(Data items)
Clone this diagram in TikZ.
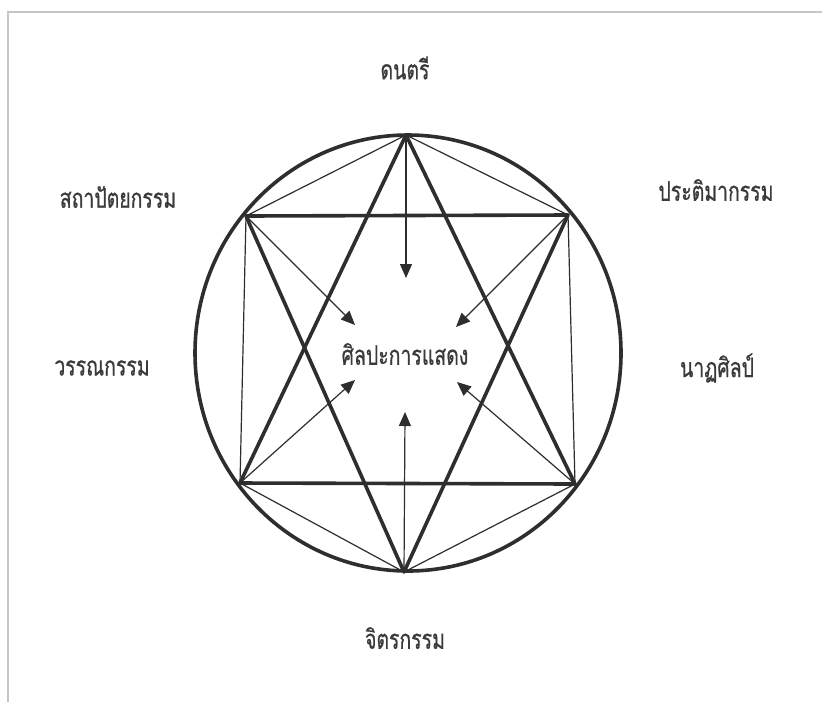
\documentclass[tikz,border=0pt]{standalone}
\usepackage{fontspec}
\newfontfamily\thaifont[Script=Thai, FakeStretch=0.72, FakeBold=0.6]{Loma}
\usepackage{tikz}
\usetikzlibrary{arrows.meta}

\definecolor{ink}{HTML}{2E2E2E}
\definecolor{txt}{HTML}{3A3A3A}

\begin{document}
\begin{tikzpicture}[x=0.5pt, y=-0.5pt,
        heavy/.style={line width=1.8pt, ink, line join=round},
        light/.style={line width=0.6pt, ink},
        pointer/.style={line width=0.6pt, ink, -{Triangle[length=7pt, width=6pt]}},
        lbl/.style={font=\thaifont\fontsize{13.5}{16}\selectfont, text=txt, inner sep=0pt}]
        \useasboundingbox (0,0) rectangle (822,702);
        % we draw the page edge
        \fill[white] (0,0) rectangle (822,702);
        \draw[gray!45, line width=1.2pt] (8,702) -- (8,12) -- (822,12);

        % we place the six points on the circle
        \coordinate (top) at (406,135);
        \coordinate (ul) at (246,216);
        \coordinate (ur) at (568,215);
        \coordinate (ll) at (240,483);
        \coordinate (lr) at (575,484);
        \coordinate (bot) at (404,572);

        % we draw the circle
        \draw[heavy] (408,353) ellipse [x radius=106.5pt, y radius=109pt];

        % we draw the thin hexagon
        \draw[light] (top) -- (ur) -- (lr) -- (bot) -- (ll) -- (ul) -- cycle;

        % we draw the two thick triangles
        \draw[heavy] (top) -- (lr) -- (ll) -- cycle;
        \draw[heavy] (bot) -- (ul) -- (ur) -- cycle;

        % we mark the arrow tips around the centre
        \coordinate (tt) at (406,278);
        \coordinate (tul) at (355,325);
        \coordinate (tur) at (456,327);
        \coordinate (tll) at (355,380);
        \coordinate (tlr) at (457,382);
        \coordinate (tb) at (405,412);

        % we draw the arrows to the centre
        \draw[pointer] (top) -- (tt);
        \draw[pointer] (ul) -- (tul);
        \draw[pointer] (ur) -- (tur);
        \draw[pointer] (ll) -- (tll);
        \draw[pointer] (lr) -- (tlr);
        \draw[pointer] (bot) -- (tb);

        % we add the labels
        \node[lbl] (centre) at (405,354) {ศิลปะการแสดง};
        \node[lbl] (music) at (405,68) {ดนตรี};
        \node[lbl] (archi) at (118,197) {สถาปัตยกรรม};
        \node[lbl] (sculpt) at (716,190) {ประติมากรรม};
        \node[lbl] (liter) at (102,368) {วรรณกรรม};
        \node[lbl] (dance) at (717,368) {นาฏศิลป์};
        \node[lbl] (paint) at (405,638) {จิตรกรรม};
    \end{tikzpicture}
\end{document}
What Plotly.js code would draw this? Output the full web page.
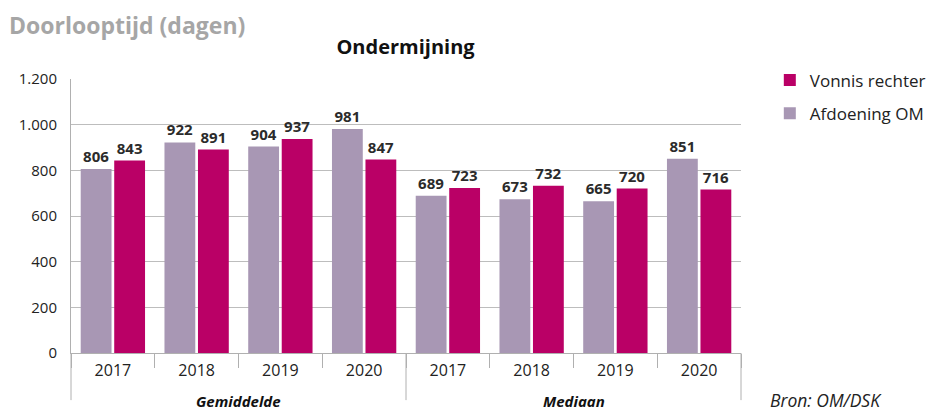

§ **TASK INSTRUCTIONS**: Copy the listing over exactly, skipping the pictures it holds.

§ **WORKED ANSWER**:
Clone this diagram in TikZ.
\documentclass[tikz,border=0pt]{standalone}
\usepackage{fontspec}
\newfontfamily\thaifont[Script=Thai, FakeStretch=0.72, FakeBold=0.6]{Loma}
\usepackage{tikz}
\usetikzlibrary{arrows.meta}

\definecolor{ink}{HTML}{2E2E2E}
\definecolor{txt}{HTML}{3A3A3A}

\begin{document}
\begin{tikzpicture}[x=0.5pt, y=-0.5pt,
        heavy/.style={line width=1.8pt, ink, line join=round},
        light/.style={line width=0.6pt, ink},
        pointer/.style={line width=0.6pt, ink, -{Triangle[length=7pt, width=6pt]}},
        lbl/.style={font=\thaifont\fontsize{13.5}{16}\selectfont, text=txt, inner sep=0pt}]
        \useasboundingbox (0,0) rectangle (822,702);
        % we draw the page edge
        \fill[white] (0,0) rectangle (822,702);
        \draw[gray!45, line width=1.2pt] (8,702) -- (8,12) -- (822,12);

        % we place the six points on the circle
        \coordinate (top) at (406,135);
        \coordinate (ul) at (246,216);
        \coordinate (ur) at (568,215);
        \coordinate (ll) at (240,483);
        \coordinate (lr) at (575,484);
        \coordinate (bot) at (404,572);

        % we draw the circle
        \draw[heavy] (408,353) ellipse [x radius=106.5pt, y radius=109pt];

        % we draw the thin hexagon
        \draw[light] (top) -- (ur) -- (lr) -- (bot) -- (ll) -- (ul) -- cycle;

        % we draw the two thick triangles
        \draw[heavy] (top) -- (lr) -- (ll) -- cycle;
        \draw[heavy] (bot) -- (ul) -- (ur) -- cycle;

        % we mark the arrow tips around the centre
        \coordinate (tt) at (406,278);
        \coordinate (tul) at (355,325);
        \coordinate (tur) at (456,327);
        \coordinate (tll) at (355,380);
        \coordinate (tlr) at (457,382);
        \coordinate (tb) at (405,412);

        % we draw the arrows to the centre
        \draw[pointer] (top) -- (tt);
        \draw[pointer] (ul) -- (tul);
        \draw[pointer] (ur) -- (tur);
        \draw[pointer] (ll) -- (tll);
        \draw[pointer] (lr) -- (tlr);
        \draw[pointer] (bot) -- (tb);

        % we add the labels
        \node[lbl] (centre) at (405,354) {ศิลปะการแสดง};
        \node[lbl] (music) at (405,68) {ดนตรี};
        \node[lbl] (archi) at (118,197) {สถาปัตยกรรม};
        \node[lbl] (sculpt) at (716,190) {ประติมากรรม};
        \node[lbl] (liter) at (102,368) {วรรณกรรม};
        \node[lbl] (dance) at (717,368) {นาฏศิลป์};
        \node[lbl] (paint) at (405,638) {จิตรกรรม};
    \end{tikzpicture}
\end{document}
What Plotly.js code would draw this? Output the full web page.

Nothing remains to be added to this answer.